Bosideng, a Chinese fashion retailer, hit difficulties in London's retail market and recently ended its contracts with its UK buying and design teams, shifting some key manufacturing to China to save costs.
In the process, six employees, including a design executive and an assistant based in Bradford, northern England, and one designer in London were made redundant. After layoffs, Bosideng had about 30 staff members in the UK, not including outside professionals who help the team with functions like marketing and auditing.
When it first launched its store in 2012, in central London's famous Bond Street area, the brand boasted European design and manufacturing, in an attempt to leave behind the made-in-China image without hiding its name.
Carol Mak, Bosideng's investor relations manager, says raising brand awareness and recognition was Bosideng's biggest challenge when entering the UK market.

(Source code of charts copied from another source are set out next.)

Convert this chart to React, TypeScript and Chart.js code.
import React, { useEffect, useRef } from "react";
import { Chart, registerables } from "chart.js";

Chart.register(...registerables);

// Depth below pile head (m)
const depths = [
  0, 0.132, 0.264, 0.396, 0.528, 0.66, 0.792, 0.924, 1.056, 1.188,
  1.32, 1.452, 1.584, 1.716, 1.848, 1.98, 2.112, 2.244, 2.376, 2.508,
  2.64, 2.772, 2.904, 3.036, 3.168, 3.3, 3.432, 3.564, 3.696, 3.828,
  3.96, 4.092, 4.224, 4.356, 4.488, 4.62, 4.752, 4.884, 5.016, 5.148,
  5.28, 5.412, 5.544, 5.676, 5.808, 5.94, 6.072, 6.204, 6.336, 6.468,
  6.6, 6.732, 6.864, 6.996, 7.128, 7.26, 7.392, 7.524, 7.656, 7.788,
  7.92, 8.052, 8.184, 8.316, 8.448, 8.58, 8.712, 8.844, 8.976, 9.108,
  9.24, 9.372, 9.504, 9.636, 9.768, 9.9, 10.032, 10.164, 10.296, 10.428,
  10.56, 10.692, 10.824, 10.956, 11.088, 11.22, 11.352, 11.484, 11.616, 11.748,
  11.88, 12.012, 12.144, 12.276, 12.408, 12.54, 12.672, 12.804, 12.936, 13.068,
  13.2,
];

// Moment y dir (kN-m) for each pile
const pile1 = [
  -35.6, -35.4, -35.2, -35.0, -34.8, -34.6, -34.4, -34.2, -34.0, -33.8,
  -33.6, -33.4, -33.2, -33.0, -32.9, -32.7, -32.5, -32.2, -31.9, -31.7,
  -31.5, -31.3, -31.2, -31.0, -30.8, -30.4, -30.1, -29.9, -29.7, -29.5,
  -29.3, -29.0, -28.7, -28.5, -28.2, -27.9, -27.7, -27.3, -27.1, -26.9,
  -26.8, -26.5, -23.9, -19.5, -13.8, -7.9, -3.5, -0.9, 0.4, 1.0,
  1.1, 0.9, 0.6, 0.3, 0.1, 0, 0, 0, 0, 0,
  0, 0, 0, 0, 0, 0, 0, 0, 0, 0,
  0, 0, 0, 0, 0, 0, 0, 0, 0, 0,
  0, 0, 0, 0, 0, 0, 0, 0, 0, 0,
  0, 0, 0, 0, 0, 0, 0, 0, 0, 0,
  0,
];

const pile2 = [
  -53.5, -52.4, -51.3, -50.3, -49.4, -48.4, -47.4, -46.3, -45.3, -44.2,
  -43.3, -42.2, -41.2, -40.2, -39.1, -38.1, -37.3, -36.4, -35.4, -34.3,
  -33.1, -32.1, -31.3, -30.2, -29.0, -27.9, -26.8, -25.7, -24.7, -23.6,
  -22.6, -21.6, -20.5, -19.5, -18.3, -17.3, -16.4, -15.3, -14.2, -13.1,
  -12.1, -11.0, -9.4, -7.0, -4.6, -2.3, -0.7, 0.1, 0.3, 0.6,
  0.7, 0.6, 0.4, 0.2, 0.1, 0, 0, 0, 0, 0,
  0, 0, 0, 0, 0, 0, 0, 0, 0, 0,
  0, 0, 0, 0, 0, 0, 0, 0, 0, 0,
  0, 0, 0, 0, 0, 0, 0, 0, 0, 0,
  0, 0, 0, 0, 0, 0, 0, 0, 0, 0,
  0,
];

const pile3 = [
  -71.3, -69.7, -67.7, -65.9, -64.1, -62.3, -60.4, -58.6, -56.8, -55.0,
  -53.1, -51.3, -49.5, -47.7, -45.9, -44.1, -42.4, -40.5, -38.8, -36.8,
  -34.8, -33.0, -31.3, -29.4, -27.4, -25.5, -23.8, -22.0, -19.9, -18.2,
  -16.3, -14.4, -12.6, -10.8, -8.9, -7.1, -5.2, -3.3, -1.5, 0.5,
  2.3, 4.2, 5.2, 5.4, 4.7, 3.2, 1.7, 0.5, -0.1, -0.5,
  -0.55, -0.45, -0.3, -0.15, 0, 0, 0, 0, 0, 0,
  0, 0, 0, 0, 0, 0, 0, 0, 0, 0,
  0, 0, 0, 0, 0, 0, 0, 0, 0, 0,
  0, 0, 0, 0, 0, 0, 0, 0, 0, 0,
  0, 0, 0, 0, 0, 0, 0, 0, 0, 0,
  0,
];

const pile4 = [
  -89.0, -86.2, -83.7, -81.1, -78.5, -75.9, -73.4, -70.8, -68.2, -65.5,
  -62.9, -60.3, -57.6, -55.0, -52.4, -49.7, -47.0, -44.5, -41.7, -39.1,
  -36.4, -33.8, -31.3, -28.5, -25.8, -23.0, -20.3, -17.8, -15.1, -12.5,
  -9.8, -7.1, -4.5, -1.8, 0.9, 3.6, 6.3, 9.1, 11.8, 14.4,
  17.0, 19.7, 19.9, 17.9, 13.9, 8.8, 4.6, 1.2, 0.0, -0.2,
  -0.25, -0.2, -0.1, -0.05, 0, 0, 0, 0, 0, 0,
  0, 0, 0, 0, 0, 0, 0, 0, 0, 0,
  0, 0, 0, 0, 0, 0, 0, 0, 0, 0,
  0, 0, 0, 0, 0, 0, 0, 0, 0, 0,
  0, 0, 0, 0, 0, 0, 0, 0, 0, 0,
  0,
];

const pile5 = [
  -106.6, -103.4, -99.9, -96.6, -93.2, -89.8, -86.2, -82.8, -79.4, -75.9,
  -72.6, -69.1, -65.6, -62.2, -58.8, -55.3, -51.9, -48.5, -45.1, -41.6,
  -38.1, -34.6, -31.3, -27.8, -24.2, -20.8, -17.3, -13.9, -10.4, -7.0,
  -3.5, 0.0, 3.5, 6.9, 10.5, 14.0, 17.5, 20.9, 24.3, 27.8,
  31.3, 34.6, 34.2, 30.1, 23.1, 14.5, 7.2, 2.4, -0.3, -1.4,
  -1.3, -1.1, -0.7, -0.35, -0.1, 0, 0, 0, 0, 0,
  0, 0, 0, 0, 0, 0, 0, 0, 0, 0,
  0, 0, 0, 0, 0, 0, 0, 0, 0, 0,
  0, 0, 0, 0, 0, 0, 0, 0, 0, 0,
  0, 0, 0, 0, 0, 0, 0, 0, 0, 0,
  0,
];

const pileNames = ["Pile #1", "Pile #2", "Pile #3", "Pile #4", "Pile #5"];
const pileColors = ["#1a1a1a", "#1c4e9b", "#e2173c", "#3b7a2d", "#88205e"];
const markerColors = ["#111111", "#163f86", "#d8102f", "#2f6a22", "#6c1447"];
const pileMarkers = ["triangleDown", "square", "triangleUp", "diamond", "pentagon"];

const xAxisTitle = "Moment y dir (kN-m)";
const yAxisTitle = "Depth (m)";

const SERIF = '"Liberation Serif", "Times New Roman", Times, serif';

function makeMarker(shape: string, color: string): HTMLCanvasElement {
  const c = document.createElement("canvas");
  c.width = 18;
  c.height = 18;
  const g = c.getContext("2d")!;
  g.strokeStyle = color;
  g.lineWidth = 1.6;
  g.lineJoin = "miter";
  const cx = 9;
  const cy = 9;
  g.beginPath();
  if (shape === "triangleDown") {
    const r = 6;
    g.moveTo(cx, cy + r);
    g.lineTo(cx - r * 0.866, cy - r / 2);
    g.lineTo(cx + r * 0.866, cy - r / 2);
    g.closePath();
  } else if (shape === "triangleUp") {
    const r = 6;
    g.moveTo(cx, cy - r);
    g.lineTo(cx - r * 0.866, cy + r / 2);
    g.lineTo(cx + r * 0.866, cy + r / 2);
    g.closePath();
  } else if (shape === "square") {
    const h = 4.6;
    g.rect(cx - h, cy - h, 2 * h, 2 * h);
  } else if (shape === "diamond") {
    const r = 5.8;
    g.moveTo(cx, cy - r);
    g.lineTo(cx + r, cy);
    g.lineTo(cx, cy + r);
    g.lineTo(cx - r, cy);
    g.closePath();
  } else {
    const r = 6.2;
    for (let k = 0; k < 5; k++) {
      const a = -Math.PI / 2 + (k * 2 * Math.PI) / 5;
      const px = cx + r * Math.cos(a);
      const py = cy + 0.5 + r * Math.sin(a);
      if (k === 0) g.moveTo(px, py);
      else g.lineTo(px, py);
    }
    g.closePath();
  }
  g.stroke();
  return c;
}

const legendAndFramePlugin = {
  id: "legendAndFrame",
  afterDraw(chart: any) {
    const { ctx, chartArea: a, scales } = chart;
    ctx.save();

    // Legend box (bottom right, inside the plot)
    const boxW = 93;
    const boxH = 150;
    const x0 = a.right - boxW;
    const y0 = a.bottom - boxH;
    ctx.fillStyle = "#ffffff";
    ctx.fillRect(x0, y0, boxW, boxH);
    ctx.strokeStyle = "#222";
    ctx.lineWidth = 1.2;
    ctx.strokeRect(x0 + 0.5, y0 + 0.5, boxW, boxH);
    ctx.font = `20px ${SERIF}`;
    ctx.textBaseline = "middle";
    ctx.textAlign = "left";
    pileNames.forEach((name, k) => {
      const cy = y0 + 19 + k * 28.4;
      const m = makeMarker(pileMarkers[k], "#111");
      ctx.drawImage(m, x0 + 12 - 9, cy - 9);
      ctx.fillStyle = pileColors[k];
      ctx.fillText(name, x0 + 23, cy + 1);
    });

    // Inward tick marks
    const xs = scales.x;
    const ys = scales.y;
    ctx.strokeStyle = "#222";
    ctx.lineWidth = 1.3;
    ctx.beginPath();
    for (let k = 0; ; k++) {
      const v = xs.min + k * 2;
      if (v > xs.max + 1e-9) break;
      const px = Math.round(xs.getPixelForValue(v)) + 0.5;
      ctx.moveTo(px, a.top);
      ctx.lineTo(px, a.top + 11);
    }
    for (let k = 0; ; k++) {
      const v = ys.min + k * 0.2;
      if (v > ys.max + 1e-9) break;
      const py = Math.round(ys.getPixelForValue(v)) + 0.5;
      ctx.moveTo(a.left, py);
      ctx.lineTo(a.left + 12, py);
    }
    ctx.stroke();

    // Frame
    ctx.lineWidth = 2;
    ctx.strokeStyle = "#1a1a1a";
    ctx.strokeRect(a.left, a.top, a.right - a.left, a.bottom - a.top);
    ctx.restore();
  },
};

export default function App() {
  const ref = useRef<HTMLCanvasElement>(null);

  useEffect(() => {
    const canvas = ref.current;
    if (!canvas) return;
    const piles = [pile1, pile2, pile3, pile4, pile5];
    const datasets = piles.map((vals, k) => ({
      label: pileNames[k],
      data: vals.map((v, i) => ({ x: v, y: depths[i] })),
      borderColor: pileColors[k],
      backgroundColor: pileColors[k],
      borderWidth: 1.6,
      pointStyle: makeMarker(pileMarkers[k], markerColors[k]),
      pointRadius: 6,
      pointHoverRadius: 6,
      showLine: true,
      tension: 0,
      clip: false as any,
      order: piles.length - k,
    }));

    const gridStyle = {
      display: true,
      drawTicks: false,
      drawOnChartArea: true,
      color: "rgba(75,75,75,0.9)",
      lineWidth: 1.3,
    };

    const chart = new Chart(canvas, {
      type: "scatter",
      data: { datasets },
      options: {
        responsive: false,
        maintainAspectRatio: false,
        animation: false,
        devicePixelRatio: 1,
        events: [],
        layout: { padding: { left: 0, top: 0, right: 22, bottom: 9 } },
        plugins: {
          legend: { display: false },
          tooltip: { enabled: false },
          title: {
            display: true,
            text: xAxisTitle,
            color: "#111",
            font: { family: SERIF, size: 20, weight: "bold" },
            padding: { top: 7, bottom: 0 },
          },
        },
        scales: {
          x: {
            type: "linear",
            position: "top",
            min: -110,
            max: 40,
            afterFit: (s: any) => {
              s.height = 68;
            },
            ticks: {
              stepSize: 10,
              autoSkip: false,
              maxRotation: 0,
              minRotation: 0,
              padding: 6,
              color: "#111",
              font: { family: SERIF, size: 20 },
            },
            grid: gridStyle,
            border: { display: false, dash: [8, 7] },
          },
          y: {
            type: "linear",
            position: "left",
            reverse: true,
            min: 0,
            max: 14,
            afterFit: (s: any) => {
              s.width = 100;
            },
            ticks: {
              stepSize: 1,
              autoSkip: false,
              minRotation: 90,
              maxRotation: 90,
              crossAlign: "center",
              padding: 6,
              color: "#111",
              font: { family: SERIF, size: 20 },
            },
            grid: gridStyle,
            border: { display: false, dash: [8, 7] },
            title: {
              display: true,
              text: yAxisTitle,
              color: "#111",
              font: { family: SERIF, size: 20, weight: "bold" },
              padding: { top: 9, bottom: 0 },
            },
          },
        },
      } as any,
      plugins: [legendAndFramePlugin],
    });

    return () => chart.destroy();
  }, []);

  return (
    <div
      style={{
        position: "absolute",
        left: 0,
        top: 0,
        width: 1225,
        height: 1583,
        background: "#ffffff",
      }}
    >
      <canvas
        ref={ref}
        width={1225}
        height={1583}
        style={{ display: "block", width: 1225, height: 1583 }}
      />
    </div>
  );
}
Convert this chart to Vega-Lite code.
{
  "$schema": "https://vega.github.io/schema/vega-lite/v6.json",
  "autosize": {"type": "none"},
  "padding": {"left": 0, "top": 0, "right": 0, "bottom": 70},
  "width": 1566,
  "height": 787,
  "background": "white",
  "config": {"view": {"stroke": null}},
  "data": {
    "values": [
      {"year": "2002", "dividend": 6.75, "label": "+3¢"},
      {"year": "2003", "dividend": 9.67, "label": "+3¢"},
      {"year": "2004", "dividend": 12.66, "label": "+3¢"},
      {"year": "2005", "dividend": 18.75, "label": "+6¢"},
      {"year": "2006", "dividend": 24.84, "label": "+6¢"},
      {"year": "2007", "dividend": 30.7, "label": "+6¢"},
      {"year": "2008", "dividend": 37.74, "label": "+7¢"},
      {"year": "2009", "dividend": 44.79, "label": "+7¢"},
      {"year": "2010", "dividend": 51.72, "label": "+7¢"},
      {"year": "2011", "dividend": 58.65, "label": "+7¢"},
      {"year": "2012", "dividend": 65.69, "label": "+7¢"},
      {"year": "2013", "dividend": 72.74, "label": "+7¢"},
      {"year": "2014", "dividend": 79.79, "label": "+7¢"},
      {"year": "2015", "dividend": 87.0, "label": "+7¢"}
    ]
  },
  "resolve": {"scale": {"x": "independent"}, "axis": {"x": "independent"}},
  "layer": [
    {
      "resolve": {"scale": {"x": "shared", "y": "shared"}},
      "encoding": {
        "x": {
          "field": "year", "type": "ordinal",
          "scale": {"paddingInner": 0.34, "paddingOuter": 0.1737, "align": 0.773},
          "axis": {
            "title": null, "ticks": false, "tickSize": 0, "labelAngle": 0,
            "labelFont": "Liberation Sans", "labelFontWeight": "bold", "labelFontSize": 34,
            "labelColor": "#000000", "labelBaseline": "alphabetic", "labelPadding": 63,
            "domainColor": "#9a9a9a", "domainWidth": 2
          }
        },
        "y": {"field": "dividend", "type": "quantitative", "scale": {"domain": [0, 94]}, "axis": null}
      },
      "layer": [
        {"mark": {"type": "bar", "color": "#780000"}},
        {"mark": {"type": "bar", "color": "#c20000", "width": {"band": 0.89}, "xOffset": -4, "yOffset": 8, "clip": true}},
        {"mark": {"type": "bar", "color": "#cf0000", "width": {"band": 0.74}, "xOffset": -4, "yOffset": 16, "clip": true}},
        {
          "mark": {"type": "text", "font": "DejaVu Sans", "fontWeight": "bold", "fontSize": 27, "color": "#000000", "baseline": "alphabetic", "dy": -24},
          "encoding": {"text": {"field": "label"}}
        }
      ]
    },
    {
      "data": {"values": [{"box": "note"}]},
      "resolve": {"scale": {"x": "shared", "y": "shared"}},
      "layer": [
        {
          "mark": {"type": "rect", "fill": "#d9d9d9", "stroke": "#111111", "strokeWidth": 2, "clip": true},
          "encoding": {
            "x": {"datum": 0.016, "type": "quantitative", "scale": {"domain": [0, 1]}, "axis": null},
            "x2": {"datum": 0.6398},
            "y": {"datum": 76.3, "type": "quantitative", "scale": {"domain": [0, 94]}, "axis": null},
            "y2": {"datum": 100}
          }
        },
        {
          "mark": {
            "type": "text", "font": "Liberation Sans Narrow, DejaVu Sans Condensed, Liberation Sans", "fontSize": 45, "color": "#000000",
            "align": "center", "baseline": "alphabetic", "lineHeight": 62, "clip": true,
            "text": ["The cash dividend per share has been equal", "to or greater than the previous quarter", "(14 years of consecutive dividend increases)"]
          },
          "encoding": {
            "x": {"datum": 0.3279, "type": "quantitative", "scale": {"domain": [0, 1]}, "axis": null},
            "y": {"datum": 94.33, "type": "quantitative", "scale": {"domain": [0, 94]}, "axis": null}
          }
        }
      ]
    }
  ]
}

"We fully understand that this takes time and requires the right combination of marketing and PR campaigns, and our UK team has been working hard on this," Mak says.
As the UK market is quite mature with many dominant players, very often Chinese companies need a large initial investment to establish themselves, says Linda Lee, CEO of Equex, an equestrian sector consultancy and events management company founded in 2012.
Aiming to work with British equestrian industry companies in the China market, Lee's team invested a large amount of capital to organize and attend events in the UK. Lee says her team is still at the initial stages of the investment and they have not yet broken even.
She says the lack of Chinese government support for private companies to expand abroad has also been a challenge for Equex.
"I would hope that other Chinese companies, including Chinese media that are also expanding internationally, will be able to work more closely with us," she says.
Some Chinese companies have the challenge of starting from zero in the UK market. Similar challenges await Chinese companies that acquire struggling UK companies to help them return to their former glory.
One such example is MG Motor, a British car brand dating to 1924 that saw a decline before it was acquired by China's SAIC Motor Corp Ltd in 2005.
The Chinese owners invested heavily in the brand, and when it introduced the first MG cars in the UK under its ownership in April 2011, the MG6 became the first all-new MG in 16 years.
"For us, it is starting fresh, almost like a new company," says Doug Wallace, PR & internal communications manager of MG Motor.
Sales at MG have not been great. Last year, only 500 of the cars were sold in the UK, against 800 cars in 2012.
Wallace says the small sales volume is partly because MG had only one car model, the MG6, until 2013, when the MG3 was launched. But he says the new model has helped boost sales, and MG has already sold 1,000 cars from January to May this year.